SYDNEY: A Dutch firm will conduct a deep-water search in the Indian Ocean for missing Malaysia Airlines Flight MH370 from September, Australia said yesterday, expressing “cautious optimism” that the plane will be found.
Fugro Survey will use its state-of-the-art vessel MV Fugro Equator and the Fugro Discovery to search a 60,000 square-kilometre zone in the southern Indian Ocean.
“The underwater search will aim to locate the aircraft and any evidence, such as debris and flight recorders, to assist the Malaysian investigation team on the disappearance of MH370,” Australian Deputy Prime Minister Warren Truss said.

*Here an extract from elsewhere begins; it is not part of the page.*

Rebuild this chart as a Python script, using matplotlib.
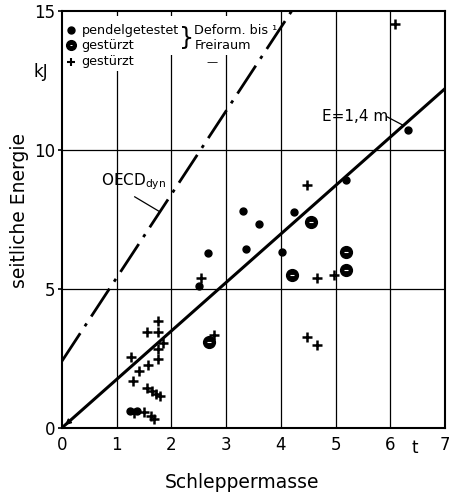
import matplotlib
matplotlib.use("Agg")
import matplotlib.pyplot as plt
from matplotlib.patches import Rectangle

# pendelgetestet (small dots)
pendel_x = [1.25, 1.38, 2.51, 2.66, 3.30, 3.36, 3.60, 4.03, 4.24, 5.19, 6.33]
pendel_y = [0.62, 0.62, 5.11, 6.28, 7.81, 6.43, 7.35, 6.34, 7.78, 8.92, 10.72]

# gestuerzt, Deform. bis Freiraum (big circles)
deform_x = [2.69, 4.20, 4.56, 5.19, 5.19]
deform_y = [3.07, 5.48, 7.42, 6.34, 5.68]

# gestuerzt (plus)
plus_x = [1.76, 1.56, 1.76, 1.84, 1.76, 1.27, 1.76, 1.58, 1.41, 1.29, 1.56, 1.64, 1.72,
          1.79, 1.32, 1.50, 1.62, 1.68, 2.55, 2.77, 4.48, 4.67, 4.97, 4.47, 4.67, 6.09]
plus_y = [3.86, 3.43, 3.46, 3.05, 2.83, 2.53, 2.47, 2.27, 2.03, 1.70, 1.43, 1.31, 1.22,
          1.16, 0.55, 0.58, 0.42, 0.32, 5.38, 3.35, 8.72, 5.38, 5.50, 3.28, 2.99, 14.53]

# lines
e_x = [0, 7]
e_y = [0, 12.2]
oecd_x = [0, 4.2]
oecd_y = [2.4, 15]

xticks = [0, 1, 2, 3, 4, 5, 6, 7]
yticks = [0, 5, 10, 15]

fig = plt.figure(figsize=(4.49, 4.94), dpi=100)
ax = fig.add_axes([0.138, 0.134, 0.853, 0.844])
ax.set_xlim(0, 7)
ax.set_ylim(0, 15)

# grid
for x in xticks[1:-1]:
    ax.axvline(x, color='black', lw=0.9, zorder=1)
for y in [5, 10]:
    ax.axhline(y, color='black', lw=0.9, zorder=1)

# white patch behind legend
ax.add_patch(Rectangle((0.02, 13.4), 3.89, 1.4, facecolor='white', edgecolor='none', zorder=2))
ax.add_patch(Rectangle((0.02, 12.85), 1.78, 0.6, facecolor='white', edgecolor='none', zorder=2))

ax.plot(e_x, e_y, color='black', lw=2.2, zorder=3)
ax.plot(oecd_x, oecd_y, color='black', lw=2.0, linestyle=(0, (12, 3, 1.2, 3)), zorder=3)
ax.annotate('', xy=(0.02, 0.03), xytext=(0.22, 0.38),
            arrowprops=dict(arrowstyle='-|>', color='black', lw=1.2, mutation_scale=8), zorder=3)

ax.plot(pendel_x, pendel_y, 'o', color='black', ms=5, zorder=4)
ax.plot(deform_x, deform_y, 'o', color='black', ms=8.5, zorder=4)
ax.plot(deform_x, deform_y, '_', color='white', ms=2.5, mew=0.8, zorder=5)
ax.plot(plus_x, plus_y, '+', color='black', ms=7, mew=1.8, zorder=4)

# legend text
fs = 9.2
ax.plot([0.17], [14.3], 'o', color='black', ms=5, zorder=4)
ax.text(0.36, 14.3, 'pendelgetestet', fontsize=fs, va='center', zorder=4)
ax.plot([0.17], [13.76], 'o', color='black', ms=7, zorder=4)
ax.plot([0.17], [13.76], '_', color='white', ms=2, mew=0.7, zorder=5)
ax.text(0.36, 13.76, 'gestürzt', fontsize=fs, va='center', zorder=4)
ax.plot([0.17], [13.17], '+', color='black', ms=6, mew=1.5, zorder=4)
ax.text(0.36, 13.17, 'gestürzt', fontsize=fs, va='center', zorder=4)
ax.text(2.27, 14.03, '}', fontsize=17, va='center', ha='center', zorder=4)
ax.text(2.42, 14.3, 'Deform. bis ¹', fontsize=fs, va='center', zorder=4)
ax.text(2.42, 13.76, 'Freiraum', fontsize=fs, va='center', zorder=4)
ax.text(2.74, 13.17, '—', fontsize=8, va='center', ha='center', zorder=4)

# annotations
ax.text(4.75, 11.19, 'E=1,4 m', fontsize=11, va='center', zorder=4)
ax.plot([5.94, 6.22], [11.19, 10.9], color='black', lw=0.9, zorder=4)
ax.text(0.72, 8.85, 'OECD$_{\\mathrm{dyn}}$', fontsize=11, va='center', zorder=4)
ax.plot([1.33, 1.79], [8.31, 7.77], color='black', lw=0.9, zorder=4)

ax.set_xticks(xticks)
ax.set_yticks(yticks)
ax.tick_params(axis='x', length=0, labelsize=12, pad=6)
ax.tick_params(axis='y', length=3, width=1.2, labelsize=12, pad=2)
ax.text(6.44, -0.72, 't', fontsize=12, ha='center', va='center', clip_on=False)
ax.text(-0.38, 12.8, 'kJ', fontsize=12, ha='center', va='center', clip_on=False)
for s in ax.spines.values():
    s.set_linewidth(1.5)

fig.text(242 / 449, 1 - 482 / 494, 'Schleppermasse', fontsize=13.5, ha='center', va='center')
fig.text(20 / 449, 1 - 211 / 494, 'seitliche Energie', fontsize=13.5, ha='center', va='center',
         rotation=90)

fig.savefig('out.png', dpi=100)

“The Malaysian government have also offered equipment which will participate in that search and of course, there’s a Chinese vessel already operating in that area in relation to the survey.”
A huge air and sea surface search has failed to find any sign of MH370, which went missing on March 8 with 239 people on board. Authorities believe the doomed airliner veered mysteriously from its Kuala Lumpur-Beijing route before crashing in the remote Indian Ocean.
The Fugro Equator is currently working with Chinese PLA-Navy ship Zhu Kezhen to map the seabed in the search area, based on the missing plane’s last satellite communication around 1,800 kilometres west of Perth.